• _GIVEN TASK_
Gather each line containing the string "chart" from these entries.
======== RECORDS SHOWN ========
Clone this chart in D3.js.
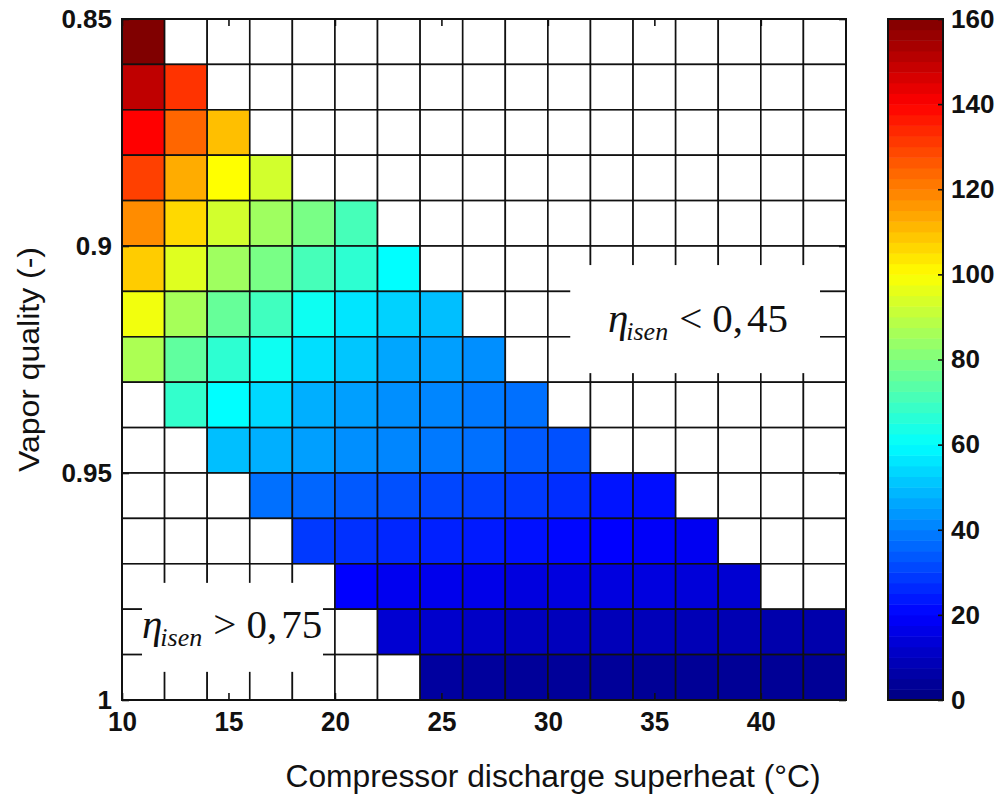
========
======== RECORDS SHOWN ========
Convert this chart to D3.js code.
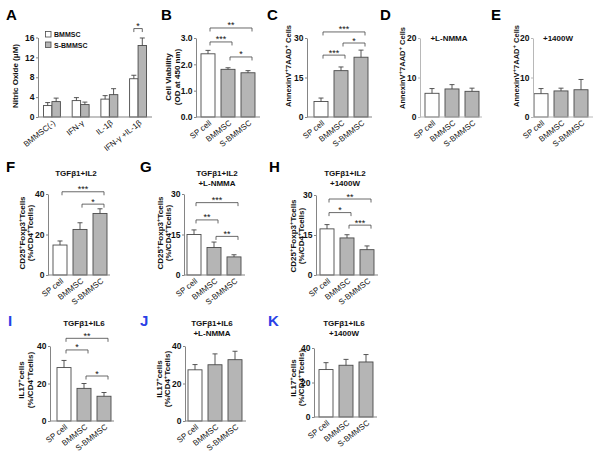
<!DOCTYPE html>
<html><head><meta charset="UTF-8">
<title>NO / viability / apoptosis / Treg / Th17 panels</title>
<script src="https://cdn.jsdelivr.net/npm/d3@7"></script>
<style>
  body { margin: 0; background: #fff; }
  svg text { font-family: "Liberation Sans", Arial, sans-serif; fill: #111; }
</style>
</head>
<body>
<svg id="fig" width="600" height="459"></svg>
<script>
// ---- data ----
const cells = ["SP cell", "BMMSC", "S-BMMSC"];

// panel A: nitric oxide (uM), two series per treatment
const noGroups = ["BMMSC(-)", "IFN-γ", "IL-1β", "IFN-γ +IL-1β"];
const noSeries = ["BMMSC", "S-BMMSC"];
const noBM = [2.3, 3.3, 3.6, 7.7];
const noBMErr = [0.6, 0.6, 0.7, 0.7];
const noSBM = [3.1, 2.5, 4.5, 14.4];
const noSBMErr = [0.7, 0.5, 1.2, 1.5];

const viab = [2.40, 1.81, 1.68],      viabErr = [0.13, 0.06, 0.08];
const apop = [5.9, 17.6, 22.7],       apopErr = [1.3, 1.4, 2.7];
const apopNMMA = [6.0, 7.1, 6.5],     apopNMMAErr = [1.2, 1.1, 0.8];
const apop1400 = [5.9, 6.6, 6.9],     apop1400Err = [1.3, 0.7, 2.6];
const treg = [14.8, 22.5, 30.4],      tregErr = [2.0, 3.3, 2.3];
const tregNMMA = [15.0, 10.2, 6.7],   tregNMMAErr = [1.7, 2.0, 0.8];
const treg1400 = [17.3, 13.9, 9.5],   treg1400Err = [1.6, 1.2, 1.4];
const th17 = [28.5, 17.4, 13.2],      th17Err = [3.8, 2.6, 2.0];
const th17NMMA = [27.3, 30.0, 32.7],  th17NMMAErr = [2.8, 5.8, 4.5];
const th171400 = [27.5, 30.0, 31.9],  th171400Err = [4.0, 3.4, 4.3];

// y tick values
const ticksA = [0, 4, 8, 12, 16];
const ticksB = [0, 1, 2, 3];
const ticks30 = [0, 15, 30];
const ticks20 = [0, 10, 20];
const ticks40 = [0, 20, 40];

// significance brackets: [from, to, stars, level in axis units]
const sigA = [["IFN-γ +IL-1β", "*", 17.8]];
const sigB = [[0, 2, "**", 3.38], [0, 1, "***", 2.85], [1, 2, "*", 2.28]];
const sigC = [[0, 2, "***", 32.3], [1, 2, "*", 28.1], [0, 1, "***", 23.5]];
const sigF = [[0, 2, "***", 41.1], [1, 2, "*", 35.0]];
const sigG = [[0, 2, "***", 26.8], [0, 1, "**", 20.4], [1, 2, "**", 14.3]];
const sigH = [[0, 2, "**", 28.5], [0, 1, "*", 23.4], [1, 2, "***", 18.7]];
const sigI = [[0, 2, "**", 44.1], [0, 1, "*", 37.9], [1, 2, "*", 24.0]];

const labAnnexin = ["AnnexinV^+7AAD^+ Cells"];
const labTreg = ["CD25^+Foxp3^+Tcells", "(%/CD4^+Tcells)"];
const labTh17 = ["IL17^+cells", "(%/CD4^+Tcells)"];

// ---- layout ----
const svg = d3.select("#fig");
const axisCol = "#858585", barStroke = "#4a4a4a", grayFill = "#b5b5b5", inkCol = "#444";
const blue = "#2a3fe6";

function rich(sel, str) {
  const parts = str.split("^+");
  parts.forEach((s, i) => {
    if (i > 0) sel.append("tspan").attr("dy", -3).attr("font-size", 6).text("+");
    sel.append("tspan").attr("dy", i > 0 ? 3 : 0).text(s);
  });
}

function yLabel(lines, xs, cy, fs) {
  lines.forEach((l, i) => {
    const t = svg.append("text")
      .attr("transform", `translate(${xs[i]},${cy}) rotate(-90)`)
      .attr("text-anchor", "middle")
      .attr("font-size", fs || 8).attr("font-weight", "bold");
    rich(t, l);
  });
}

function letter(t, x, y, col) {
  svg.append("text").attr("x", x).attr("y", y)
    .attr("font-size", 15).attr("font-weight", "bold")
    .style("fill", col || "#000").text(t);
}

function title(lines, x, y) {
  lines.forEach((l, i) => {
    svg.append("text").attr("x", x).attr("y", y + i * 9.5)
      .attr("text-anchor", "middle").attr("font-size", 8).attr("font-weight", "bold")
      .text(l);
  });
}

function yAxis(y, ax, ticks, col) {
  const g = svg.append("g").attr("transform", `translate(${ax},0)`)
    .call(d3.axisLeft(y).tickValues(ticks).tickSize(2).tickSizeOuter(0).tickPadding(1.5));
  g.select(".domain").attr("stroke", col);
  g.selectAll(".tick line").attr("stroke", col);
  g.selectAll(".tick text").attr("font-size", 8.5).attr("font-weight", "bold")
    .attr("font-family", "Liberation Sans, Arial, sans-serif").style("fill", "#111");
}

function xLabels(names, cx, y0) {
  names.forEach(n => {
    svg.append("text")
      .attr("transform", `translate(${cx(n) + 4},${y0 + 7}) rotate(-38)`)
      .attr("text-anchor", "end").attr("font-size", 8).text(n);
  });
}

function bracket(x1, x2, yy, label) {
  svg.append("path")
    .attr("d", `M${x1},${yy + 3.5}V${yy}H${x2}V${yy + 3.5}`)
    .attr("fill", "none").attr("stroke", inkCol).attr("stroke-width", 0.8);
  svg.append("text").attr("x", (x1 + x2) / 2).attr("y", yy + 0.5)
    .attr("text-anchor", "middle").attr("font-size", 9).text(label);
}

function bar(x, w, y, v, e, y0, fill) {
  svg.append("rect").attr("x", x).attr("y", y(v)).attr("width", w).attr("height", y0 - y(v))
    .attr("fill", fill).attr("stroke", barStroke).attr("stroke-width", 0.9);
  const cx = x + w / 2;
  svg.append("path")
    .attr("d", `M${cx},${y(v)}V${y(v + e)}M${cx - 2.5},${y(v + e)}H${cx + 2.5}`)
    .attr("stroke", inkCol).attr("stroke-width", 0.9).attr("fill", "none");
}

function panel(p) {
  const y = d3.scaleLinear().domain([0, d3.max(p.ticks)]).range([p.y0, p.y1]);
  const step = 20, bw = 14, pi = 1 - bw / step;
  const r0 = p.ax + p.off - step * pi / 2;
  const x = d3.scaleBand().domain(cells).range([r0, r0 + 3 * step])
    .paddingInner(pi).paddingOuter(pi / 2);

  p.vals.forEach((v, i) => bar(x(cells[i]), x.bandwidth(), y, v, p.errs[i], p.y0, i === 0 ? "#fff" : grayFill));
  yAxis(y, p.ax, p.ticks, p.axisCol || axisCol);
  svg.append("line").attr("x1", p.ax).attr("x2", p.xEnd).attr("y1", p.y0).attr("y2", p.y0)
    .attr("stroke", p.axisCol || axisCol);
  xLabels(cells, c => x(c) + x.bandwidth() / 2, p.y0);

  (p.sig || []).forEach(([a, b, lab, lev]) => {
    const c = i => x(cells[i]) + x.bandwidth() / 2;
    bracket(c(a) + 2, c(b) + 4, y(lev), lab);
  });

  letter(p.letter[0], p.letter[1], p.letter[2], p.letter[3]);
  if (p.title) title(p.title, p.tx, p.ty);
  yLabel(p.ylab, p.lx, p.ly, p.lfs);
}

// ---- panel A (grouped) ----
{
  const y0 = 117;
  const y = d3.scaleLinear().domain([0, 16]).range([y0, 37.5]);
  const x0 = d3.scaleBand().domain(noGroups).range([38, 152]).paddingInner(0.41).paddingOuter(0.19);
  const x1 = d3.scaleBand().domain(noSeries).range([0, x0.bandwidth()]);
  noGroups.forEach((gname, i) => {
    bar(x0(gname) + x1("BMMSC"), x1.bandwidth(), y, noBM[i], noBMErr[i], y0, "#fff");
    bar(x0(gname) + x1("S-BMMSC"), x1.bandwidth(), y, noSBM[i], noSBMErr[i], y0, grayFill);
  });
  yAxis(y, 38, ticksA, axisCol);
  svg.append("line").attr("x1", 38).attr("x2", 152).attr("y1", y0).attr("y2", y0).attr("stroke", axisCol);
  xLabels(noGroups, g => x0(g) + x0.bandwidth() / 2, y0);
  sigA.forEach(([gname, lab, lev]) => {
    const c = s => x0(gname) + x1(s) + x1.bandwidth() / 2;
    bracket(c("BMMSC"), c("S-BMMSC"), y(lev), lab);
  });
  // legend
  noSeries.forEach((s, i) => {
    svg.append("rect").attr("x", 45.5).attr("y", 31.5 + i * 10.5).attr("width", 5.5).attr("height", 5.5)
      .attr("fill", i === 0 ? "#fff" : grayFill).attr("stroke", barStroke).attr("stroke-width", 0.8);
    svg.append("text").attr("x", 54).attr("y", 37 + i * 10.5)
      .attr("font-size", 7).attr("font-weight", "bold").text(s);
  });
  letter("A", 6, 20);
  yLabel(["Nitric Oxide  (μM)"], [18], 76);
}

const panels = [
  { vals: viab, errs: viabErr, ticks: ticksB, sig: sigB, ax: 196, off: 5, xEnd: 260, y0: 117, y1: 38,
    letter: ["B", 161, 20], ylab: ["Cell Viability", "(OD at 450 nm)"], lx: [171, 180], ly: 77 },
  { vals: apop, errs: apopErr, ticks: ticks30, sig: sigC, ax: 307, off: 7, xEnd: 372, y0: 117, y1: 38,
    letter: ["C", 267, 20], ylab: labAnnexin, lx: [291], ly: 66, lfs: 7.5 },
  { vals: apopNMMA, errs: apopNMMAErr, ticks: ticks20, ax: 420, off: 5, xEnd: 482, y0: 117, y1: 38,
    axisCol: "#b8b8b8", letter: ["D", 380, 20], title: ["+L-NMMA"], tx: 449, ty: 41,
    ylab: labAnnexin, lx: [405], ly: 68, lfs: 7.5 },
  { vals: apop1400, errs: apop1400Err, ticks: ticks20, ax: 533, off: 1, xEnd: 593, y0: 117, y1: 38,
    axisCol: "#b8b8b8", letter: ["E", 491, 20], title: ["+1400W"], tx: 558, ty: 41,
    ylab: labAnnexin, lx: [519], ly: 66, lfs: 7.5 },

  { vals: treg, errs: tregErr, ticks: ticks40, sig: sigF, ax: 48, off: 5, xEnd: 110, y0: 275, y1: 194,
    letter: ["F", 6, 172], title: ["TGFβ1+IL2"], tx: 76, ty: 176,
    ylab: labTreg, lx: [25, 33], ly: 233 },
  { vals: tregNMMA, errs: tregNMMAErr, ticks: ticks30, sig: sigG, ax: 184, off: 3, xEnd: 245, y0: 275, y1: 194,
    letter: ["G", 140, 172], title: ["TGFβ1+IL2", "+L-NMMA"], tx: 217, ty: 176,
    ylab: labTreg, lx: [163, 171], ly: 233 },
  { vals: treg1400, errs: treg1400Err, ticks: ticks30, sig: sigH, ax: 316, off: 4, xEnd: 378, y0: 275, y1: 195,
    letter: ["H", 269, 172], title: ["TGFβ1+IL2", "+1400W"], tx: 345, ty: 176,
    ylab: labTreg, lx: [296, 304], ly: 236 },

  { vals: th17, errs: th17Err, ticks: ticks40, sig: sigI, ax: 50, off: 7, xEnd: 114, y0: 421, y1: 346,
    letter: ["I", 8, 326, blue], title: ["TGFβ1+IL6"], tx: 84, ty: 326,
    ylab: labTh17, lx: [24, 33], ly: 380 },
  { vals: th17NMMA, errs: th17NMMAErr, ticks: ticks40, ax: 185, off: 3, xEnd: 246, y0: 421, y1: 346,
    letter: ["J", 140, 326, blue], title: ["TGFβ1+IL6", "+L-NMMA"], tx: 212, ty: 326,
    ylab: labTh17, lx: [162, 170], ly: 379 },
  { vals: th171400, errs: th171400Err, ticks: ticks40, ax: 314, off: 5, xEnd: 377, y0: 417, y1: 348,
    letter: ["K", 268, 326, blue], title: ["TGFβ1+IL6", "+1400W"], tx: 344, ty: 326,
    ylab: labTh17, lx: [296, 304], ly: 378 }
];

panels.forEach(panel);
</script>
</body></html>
========
======== RECORDS SHOWN ========
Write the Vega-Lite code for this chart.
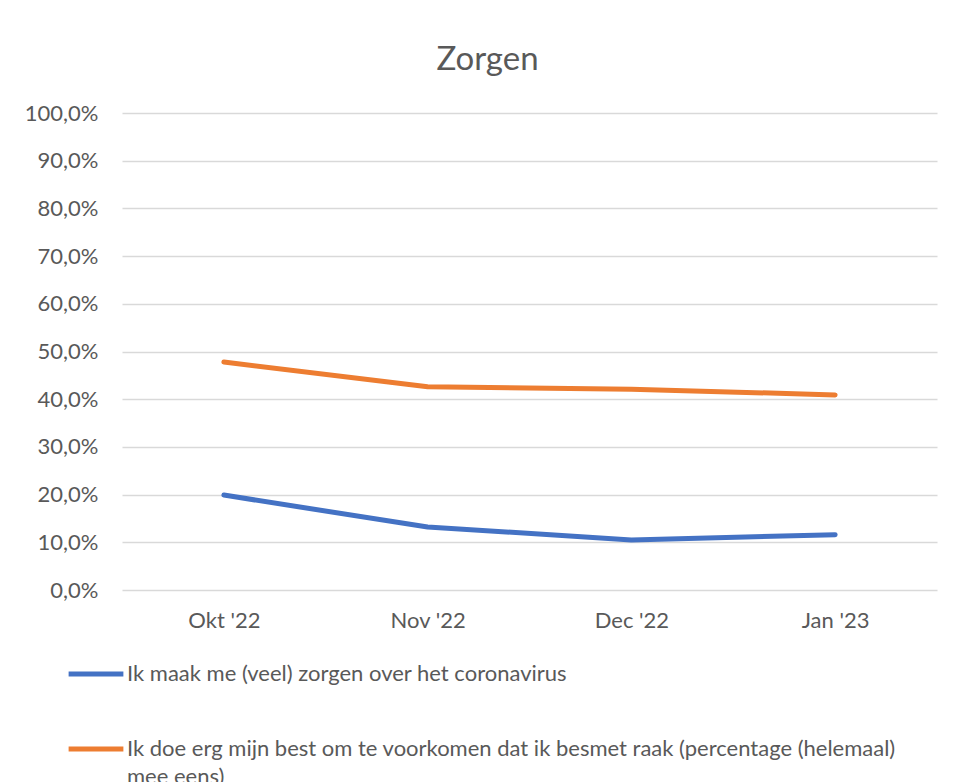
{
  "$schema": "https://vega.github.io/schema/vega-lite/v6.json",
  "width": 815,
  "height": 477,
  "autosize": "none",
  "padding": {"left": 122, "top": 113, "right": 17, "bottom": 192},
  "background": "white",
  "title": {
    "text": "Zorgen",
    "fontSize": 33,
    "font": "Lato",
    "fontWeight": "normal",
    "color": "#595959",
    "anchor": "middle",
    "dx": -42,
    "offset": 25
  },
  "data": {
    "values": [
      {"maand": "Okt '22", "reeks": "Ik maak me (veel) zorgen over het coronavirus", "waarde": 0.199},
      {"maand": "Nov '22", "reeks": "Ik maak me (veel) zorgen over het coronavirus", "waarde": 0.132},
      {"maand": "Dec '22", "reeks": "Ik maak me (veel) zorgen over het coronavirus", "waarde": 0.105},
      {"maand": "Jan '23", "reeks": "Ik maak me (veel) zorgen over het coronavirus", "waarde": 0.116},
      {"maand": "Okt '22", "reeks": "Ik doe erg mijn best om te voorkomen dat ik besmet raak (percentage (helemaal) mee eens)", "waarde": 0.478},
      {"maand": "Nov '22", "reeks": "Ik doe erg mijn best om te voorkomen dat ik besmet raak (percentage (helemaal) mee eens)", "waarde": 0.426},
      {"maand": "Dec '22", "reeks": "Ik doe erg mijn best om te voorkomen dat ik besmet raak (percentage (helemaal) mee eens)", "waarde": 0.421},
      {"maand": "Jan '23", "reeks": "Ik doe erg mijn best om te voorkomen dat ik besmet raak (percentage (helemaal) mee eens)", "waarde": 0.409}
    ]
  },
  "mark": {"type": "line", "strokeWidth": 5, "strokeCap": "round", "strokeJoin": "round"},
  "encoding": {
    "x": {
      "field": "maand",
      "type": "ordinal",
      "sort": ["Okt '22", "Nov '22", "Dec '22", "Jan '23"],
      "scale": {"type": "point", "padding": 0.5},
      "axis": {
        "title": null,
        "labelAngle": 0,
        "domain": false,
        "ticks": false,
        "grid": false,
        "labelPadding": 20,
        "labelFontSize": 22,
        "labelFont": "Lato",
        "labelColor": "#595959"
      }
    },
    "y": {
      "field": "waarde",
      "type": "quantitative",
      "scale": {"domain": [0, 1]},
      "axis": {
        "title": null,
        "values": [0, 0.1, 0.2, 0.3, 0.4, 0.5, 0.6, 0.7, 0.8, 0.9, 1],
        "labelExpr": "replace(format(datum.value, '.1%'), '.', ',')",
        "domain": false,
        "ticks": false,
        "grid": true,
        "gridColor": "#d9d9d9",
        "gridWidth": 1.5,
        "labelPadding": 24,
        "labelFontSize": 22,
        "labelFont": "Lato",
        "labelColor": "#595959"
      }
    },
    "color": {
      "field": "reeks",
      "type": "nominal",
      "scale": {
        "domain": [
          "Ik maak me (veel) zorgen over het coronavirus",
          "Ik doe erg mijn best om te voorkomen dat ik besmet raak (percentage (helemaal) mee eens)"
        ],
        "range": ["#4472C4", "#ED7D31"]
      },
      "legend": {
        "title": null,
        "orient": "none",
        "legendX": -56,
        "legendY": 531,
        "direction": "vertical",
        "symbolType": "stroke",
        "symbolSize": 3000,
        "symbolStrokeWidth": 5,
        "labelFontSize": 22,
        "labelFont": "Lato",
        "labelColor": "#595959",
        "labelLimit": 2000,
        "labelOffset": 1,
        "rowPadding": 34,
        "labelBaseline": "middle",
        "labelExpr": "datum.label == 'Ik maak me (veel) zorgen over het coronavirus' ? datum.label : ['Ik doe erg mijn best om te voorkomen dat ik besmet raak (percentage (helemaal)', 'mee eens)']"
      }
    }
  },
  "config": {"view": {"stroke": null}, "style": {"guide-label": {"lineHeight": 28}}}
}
========
• _RESPONSE_
Clone this chart in D3.js.
Convert this chart to D3.js code.
Write the Vega-Lite code for this chart.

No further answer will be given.